Beauden Barrett was never going to be dropped as the starting first five for the All Blacks. Not a chance. And he didn’t deserve to be, either. Richie Mo’unga knew that, and still does, and just as the praise for the Crusaders’ pivot should not have been misconstrued as an attack on Barrett, the selection of the latter for the first test is not an indictment on Mo’unga. Barrett has earned his three Adidas stripes in the black jersey, and the backline selections for Bledisloe One in Sydney this weekend give him the best chance to prove himself all over again.
Beauden Barrett could hardly have wished for a better unit to shine within. The All Blacks selectors, acutely aware of the importance of finely tuned mental preparation for big matches, would have been all over Barrett during the build up to this test. Rugby players – even the very good ones – need reassurance just like everyone else, and a track back through the comments of All Blacks coach Steve Hansen regarding the rise of Richie as a contender provides one with an insight into his desire to give Barrett all the breathing space he needs.
Breathing space is just what this backline offers him. The selection of Ryan Crotty and Jack Goodhue in the midfield gives Barrett clarity and consistency. Crotty has rarely been given his dues for the weapon he is. He can play the crash with the best of them, delivers absolute calmness on defence, and can distribute in tight spaces with an effortless efficiency. His offloads are all finesse with none of the flourish.
Outside Crotty, Jack Goodhue. Already one of the best low tacklers in the game, Goodhue has built a reputation for being one of the hardest men to get past. It is fair that his defence has become his calling card, but there should be no underestimating his vision on attack. Goodhue will accept any invitation to run with alacrity. His passing game – especially his long left-to-right – is a thing of rare beauty, and his acceleration has caught more than a couple of opponents on the hop.

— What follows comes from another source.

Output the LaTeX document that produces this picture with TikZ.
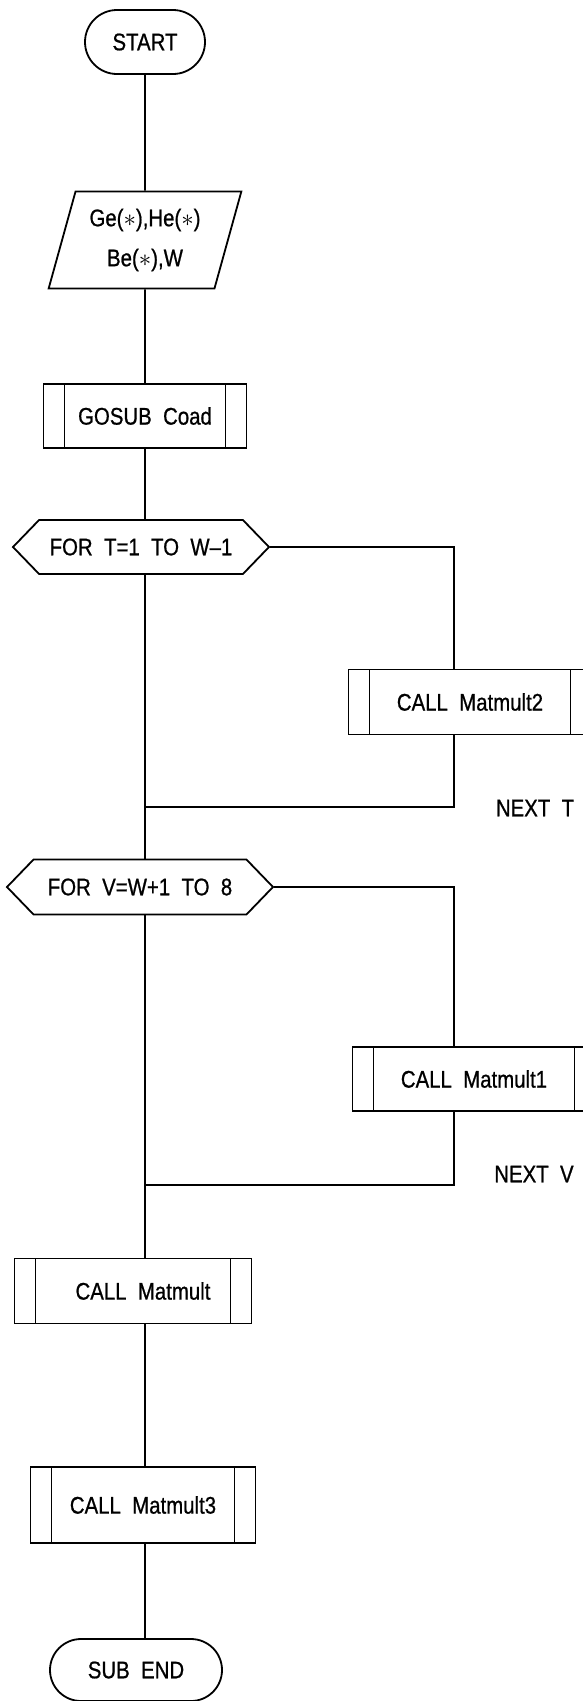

That combination alone gives Barrett options to play. There were hints during Barrett’s truncated French series that the coaching staff wanted him more actively involved in shaping the attack, utilising an adjusted pod structure to get the best out of his eye for the opportunity. Expect him to build his possession count in this game, with Crotty and Goodhue on hand as carry options and decoy runners.
The selection of Ben Smith at fullback is also a comfort for the All Blacks first five. Barrett will know that Smith’s unrivalled ability to cover the backfield and to spark counter-attack plays (Naholo has been his partner in crime in this department at the Highlanders and their pairing in this test is no selectorial fluke) means he can focus on setting up the next attack wave, safe in the knowledge that this allows him to play the game a couple of moves ahead of the defence. This is the purple patch for a pivot, operating in the very near future as opposed to staying in the present.

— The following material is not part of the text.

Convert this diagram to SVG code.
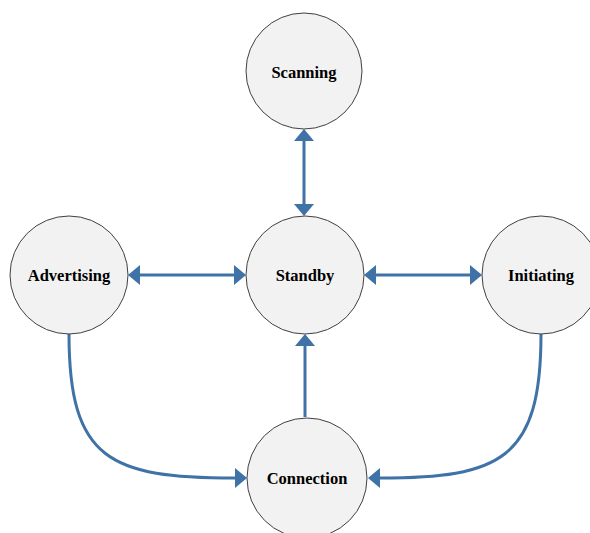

Will the Wallabies target Barrett? Of course they will. They will be thinking that all this talk about Mo’unga may have got to him at some subconscious level. They will attempt to do what good teams do: take out the king and wait for the castle to fall. The problem for them is that that in the case of this All Blacks backline, the King has all of his men.
With their help, Barrett will be ready to reign again on Saturday.